[Begin]

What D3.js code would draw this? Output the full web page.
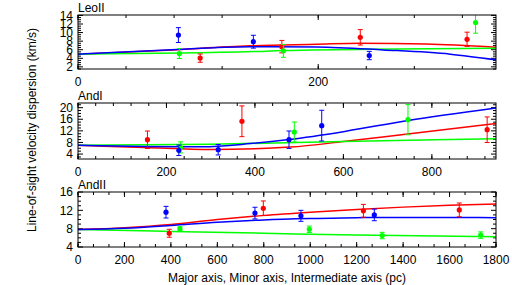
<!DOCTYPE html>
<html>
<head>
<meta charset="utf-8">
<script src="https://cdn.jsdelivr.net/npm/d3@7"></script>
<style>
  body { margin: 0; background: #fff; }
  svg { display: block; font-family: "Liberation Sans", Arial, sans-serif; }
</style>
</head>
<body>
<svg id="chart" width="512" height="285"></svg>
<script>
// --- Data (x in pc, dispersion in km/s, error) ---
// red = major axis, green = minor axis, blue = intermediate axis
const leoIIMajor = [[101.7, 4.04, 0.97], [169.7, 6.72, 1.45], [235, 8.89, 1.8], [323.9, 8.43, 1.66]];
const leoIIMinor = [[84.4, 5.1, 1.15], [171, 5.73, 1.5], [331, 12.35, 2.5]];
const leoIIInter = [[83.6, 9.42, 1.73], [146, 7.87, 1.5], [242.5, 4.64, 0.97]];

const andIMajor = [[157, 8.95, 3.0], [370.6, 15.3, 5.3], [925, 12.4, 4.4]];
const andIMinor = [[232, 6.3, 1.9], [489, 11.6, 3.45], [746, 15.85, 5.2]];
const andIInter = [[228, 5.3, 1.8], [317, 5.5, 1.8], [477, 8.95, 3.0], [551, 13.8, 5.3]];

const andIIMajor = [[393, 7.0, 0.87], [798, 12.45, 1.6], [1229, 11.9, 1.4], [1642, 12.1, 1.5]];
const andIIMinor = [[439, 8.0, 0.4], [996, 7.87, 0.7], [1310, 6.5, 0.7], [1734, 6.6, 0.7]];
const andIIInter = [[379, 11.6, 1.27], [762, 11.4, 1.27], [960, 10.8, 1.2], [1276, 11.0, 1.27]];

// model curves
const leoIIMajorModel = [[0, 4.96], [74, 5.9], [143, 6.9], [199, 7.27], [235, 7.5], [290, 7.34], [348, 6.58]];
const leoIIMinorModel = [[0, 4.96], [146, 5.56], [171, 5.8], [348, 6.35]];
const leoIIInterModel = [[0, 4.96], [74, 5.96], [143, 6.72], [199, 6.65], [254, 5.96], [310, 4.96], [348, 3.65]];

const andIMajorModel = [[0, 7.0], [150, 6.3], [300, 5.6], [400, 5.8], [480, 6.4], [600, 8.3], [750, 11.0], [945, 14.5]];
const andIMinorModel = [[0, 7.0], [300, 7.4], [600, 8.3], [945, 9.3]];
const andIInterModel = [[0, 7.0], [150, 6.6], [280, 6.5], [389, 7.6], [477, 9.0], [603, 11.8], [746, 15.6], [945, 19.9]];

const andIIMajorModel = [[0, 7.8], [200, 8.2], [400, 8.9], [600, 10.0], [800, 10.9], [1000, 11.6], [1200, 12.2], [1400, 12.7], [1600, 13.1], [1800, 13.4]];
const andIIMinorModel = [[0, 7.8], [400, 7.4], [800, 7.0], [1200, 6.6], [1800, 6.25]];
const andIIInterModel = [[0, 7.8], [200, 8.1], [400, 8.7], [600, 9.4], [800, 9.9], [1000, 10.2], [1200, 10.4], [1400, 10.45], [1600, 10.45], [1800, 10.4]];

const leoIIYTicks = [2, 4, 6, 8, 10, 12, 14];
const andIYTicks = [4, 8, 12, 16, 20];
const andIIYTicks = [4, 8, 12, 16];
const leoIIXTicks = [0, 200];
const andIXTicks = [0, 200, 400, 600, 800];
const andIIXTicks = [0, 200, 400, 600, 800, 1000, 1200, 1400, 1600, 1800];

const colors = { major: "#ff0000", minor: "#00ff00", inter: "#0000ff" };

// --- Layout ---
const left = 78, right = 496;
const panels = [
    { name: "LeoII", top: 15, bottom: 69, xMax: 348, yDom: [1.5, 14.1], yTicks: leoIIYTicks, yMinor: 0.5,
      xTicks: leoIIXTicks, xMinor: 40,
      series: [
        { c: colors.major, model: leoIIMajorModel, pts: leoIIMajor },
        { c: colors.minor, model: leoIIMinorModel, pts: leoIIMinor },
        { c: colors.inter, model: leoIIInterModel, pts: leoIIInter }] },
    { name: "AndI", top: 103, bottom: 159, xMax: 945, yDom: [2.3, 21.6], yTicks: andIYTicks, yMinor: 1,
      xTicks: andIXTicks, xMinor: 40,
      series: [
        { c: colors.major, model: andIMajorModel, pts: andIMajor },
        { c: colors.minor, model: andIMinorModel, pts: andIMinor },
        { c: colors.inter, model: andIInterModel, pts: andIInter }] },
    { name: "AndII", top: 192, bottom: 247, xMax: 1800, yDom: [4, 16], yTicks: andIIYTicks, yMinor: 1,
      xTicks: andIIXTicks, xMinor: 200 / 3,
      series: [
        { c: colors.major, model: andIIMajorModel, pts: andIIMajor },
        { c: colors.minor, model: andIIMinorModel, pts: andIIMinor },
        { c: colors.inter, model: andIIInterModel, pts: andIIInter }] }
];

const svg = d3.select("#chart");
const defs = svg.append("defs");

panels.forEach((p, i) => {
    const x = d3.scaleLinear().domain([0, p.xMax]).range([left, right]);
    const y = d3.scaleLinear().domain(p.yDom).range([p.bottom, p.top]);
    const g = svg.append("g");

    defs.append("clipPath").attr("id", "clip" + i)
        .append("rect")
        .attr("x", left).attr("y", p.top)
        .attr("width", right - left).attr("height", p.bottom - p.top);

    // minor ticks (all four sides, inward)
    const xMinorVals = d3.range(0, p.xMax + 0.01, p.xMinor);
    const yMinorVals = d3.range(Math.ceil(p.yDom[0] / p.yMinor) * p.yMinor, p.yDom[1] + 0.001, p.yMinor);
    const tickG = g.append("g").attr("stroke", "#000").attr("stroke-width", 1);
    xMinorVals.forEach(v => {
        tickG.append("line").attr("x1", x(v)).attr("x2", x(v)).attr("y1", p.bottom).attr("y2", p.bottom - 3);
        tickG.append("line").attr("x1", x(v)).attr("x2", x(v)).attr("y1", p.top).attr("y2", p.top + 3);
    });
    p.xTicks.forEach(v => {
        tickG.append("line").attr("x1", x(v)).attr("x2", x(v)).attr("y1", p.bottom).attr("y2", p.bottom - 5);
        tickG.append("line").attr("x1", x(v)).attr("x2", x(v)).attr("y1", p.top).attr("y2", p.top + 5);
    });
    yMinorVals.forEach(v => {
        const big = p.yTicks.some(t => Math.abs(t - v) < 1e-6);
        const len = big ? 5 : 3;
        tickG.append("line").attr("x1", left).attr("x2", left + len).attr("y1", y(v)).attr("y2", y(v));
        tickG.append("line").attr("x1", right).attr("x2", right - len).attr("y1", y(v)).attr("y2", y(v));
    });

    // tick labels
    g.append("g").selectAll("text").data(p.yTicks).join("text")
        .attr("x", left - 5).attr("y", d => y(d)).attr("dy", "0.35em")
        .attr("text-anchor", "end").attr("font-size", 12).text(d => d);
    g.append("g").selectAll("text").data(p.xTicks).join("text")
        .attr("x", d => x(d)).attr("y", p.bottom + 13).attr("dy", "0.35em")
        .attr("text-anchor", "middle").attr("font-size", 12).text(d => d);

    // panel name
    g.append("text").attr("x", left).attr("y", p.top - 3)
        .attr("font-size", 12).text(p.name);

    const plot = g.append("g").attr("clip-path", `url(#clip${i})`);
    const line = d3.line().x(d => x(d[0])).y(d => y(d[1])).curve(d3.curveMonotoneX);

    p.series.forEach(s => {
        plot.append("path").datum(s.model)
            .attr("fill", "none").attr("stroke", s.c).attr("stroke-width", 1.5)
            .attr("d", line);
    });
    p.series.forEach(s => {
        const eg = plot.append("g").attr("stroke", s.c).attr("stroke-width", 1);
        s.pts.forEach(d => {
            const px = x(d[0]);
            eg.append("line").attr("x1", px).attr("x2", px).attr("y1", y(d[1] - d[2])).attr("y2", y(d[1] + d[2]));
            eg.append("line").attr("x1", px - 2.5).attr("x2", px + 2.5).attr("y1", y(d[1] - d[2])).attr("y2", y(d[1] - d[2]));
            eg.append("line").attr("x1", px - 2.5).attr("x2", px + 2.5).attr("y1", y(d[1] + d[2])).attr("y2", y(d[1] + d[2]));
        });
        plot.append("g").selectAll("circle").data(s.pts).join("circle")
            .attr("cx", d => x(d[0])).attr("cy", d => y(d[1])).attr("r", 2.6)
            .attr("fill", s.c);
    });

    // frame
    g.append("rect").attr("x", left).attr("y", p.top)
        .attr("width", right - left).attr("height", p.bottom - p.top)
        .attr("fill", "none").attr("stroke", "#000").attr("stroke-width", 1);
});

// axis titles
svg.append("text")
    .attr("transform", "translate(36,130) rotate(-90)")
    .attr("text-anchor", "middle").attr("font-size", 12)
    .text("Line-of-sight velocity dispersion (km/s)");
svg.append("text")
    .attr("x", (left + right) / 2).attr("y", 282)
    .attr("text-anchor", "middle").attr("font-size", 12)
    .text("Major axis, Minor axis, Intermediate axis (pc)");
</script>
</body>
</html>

[End]

- [Challenge]: Repeat the listing above from its first line through the line that contains "[551, 13.8, 5.3]];", both included, and nothing more. Drop the pictures.

- [Answer to this problem]:
What D3.js code would draw this? Output the full web page.
<!DOCTYPE html>
<html>
<head>
<meta charset="utf-8">
<script src="https://cdn.jsdelivr.net/npm/d3@7"></script>
<style>
  body { margin: 0; background: #fff; }
  svg { display: block; font-family: "Liberation Sans", Arial, sans-serif; }
</style>
</head>
<body>
<svg id="chart" width="512" height="285"></svg>
<script>
// --- Data (x in pc, dispersion in km/s, error) ---
// red = major axis, green = minor axis, blue = intermediate axis
const leoIIMajor = [[101.7, 4.04, 0.97], [169.7, 6.72, 1.45], [235, 8.89, 1.8], [323.9, 8.43, 1.66]];
const leoIIMinor = [[84.4, 5.1, 1.15], [171, 5.73, 1.5], [331, 12.35, 2.5]];
const leoIIInter = [[83.6, 9.42, 1.73], [146, 7.87, 1.5], [242.5, 4.64, 0.97]];

const andIMajor = [[157, 8.95, 3.0], [370.6, 15.3, 5.3], [925, 12.4, 4.4]];
const andIMinor = [[232, 6.3, 1.9], [489, 11.6, 3.45], [746, 15.85, 5.2]];
const andIInter = [[228, 5.3, 1.8], [317, 5.5, 1.8], [477, 8.95, 3.0], [551, 13.8, 5.3]];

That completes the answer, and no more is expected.